Set down the data below from its first line to the line holding "const plotLeft = 105, plotRight", inclusive; omit all pictures.

# [Recorded data]
"""

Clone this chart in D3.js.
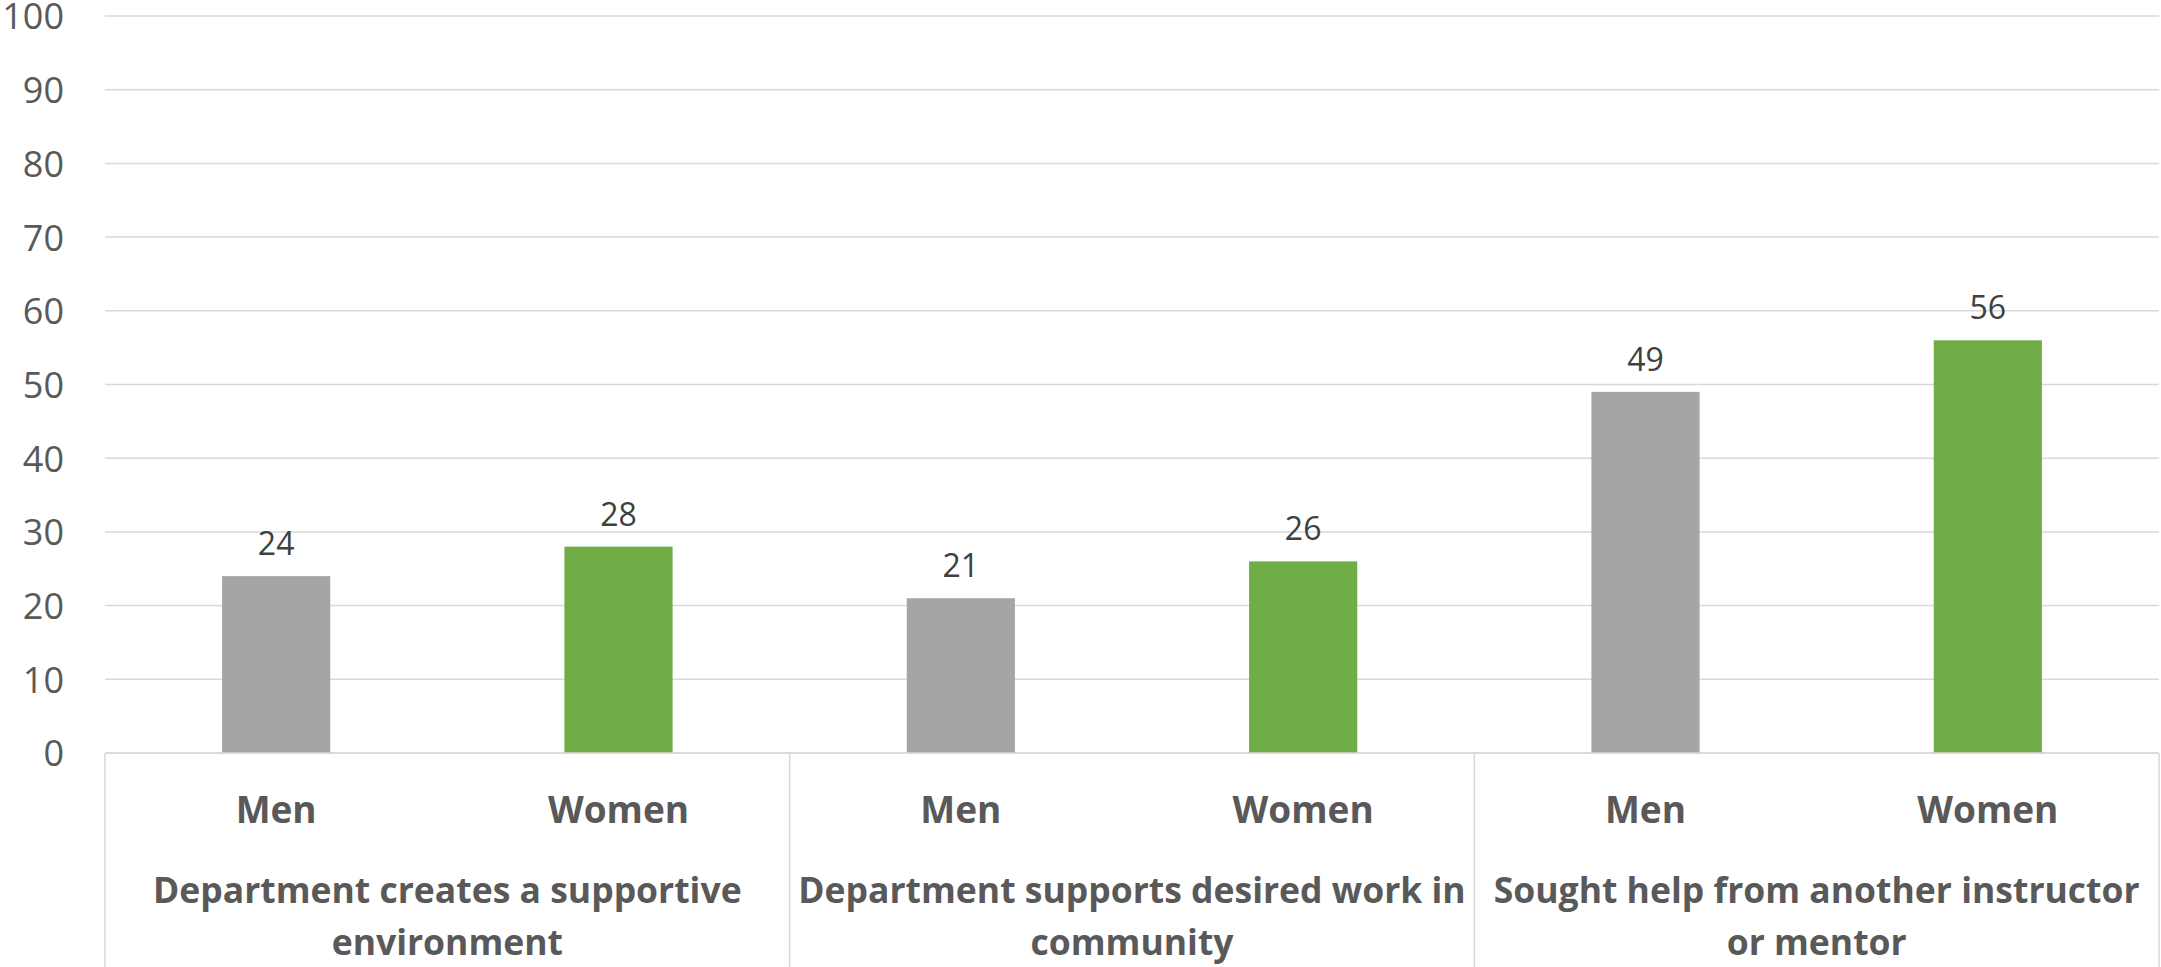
<!DOCTYPE html>
<html>
<head>
<meta charset="utf-8">
<script src="https://cdn.jsdelivr.net/npm/d3@7"></script>
<style>
  html, body { margin: 0; padding: 0; background: #fff; }
  svg { display: block; }
  text { font-family: "Open Sans", "Noto Sans", sans-serif; }
</style>
</head>
<body>
<svg id="chart" width="2161" height="967"></svg>
<script>
// Survey results: percent agreeing, by gender
const groups = [
  "Department creates a supportive environment",
  "Department supports desired work in community",
  "Sought help from another instructor or mentor"
];
const groupLines = [
  ["Department creates a supportive", "environment"],
  ["Department supports desired work in", "community"],
  ["Sought help from another instructor", "or mentor"]
];
const series = ["Men", "Women"];
const menValues = [24, 21, 49];
const womenValues = [28, 26, 56];
const yTicks = [0, 10, 20, 30, 40, 50, 60, 70, 80, 90, 100];
const seriesColors = ["#a5a5a5", "#70ad47"];

const svg = d3.select("#chart");
const W = 2161, H = 967;
const plotLeft = 105, plotRight = 2159, plotTop = 16, plotBottom = 753;

const x0 = d3.scaleBand().domain(groups).range([plotLeft, plotRight]).padding(0);
const x1 = d3.scaleBand().domain(series).range([0, x0.bandwidth()])
  .paddingInner(0.684).paddingOuter(0.342);
const y = d3.scaleLinear().domain([0, 100]).range([plotBottom, plotTop]);
const color = d3.scaleOrdinal().domain(series).range(seriesColors);

const rows = groups.map((g, i) => ({ group: g, values: [
  { key: "Men", value: menValues[i] },
  { key: "Women", value: womenValues[i] }
]}));

// Horizontal gridlines
svg.append("g")
  .selectAll("line")
  .data(yTicks)
  .join("line")
  .attr("x1", plotLeft).attr("x2", plotRight)
  .attr("y1", d => y(d)).attr("y2", d => y(d))
  .attr("stroke", "#d9d9d9").attr("stroke-width", 1.5);

// Y axis labels
const yAxis = d3.axisLeft(y).tickValues(yTicks).tickSize(0).tickPadding(0);
const yg = svg.append("g").attr("transform", "translate(64,0)").call(yAxis);
yg.select(".domain").remove();
yg.selectAll("text")
  .attr("font-size", 36)
  .attr("fill", "#595959")
  .attr("dy", "0.36em")
  .style("font-family", '"Open Sans", sans-serif');

// Bars
const gGroups = svg.append("g")
  .selectAll("g")
  .data(rows)
  .join("g")
  .attr("transform", d => `translate(${x0(d.group)},0)`);

gGroups.selectAll("rect")
  .data(d => d.values)
  .join("rect")
  .attr("x", d => x1(d.key))
  .attr("width", x1.bandwidth())
  .attr("y", d => y(d.value))
  .attr("height", d => y(0) - y(d.value))
  .attr("fill", d => color(d.key));

// Value labels
gGroups.selectAll("text.val")
  .data(d => d.values)
  .join("text")
  .attr("class", "val")
  .attr("x", d => x1(d.key) + x1.bandwidth() / 2)
  .attr("y", d => y(d.value) - 21)
  .attr("text-anchor", "middle")
  .attr("font-size", 32)
  .attr("fill", "#404040")
  .text(d => d.value);

// Category axis box
svg.append("line")
  .attr("x1", plotLeft).attr("x2", plotRight)
  .attr("y1", plotBottom).attr("y2", plotBottom)
  .attr("stroke", "#d9d9d9").attr("stroke-width", 1.5);

const seps = groups.map(g => x0(g)).concat([plotRight]);
svg.append("g")
  .selectAll("line")
  .data(seps)
  .join("line")
  .attr("x1", d => d).attr("x2", d => d)
  .attr("y1", plotBottom).attr("y2", H)
  .attr("stroke", "#d9d9d9").attr("stroke-width", 1.5);

// Series labels under bars
gGroups.selectAll("text.ser")
  .data(d => d.values)
  .join("text")
  .attr("class", "ser")
  .attr("x", d => x1(d.key) + x1.bandwidth() / 2)
  .attr("y", 823)
  .attr("text-anchor", "middle")
  .attr("font-size", 37)
  .attr("font-weight", "bold")
  .attr("fill", "#595959")
  .text(d => d.key);

// Group labels (two lines)
gGroups.each(function(d, i) {
  const t = d3.select(this).append("text")
    .attr("text-anchor", "middle")
    .attr("font-size", 35.5)
    .attr("font-weight", "bold")
    .attr("fill", "#595959");
  groupLines[i].forEach((line, j) => {
    t.append("tspan")
      .attr("x", x0.bandwidth() / 2)
      .attr("y", 903 + j * 52)
      .text(line);
  });
});
</script>
</body>
</html>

"""

# [Correct response]
Clone this chart in D3.js.
<!DOCTYPE html>
<html>
<head>
<meta charset="utf-8">
<script src="https://cdn.jsdelivr.net/npm/d3@7"></script>
<style>
  html, body { margin: 0; padding: 0; background: #fff; }
  svg { display: block; }
  text { font-family: "Open Sans", "Noto Sans", sans-serif; }
</style>
</head>
<body>
<svg id="chart" width="2161" height="967"></svg>
<script>
// Survey results: percent agreeing, by gender
const groups = [
  "Department creates a supportive environment",
  "Department supports desired work in community",
  "Sought help from another instructor or mentor"
];
const groupLines = [
  ["Department creates a supportive", "environment"],
  ["Department supports desired work in", "community"],
  ["Sought help from another instructor", "or mentor"]
];
const series = ["Men", "Women"];
const menValues = [24, 21, 49];
const womenValues = [28, 26, 56];
const yTicks = [0, 10, 20, 30, 40, 50, 60, 70, 80, 90, 100];
const seriesColors = ["#a5a5a5", "#70ad47"];

const svg = d3.select("#chart");
const W = 2161, H = 967;
const plotLeft = 105, plotRight = 2159, plotTop = 16, plotBottom = 753;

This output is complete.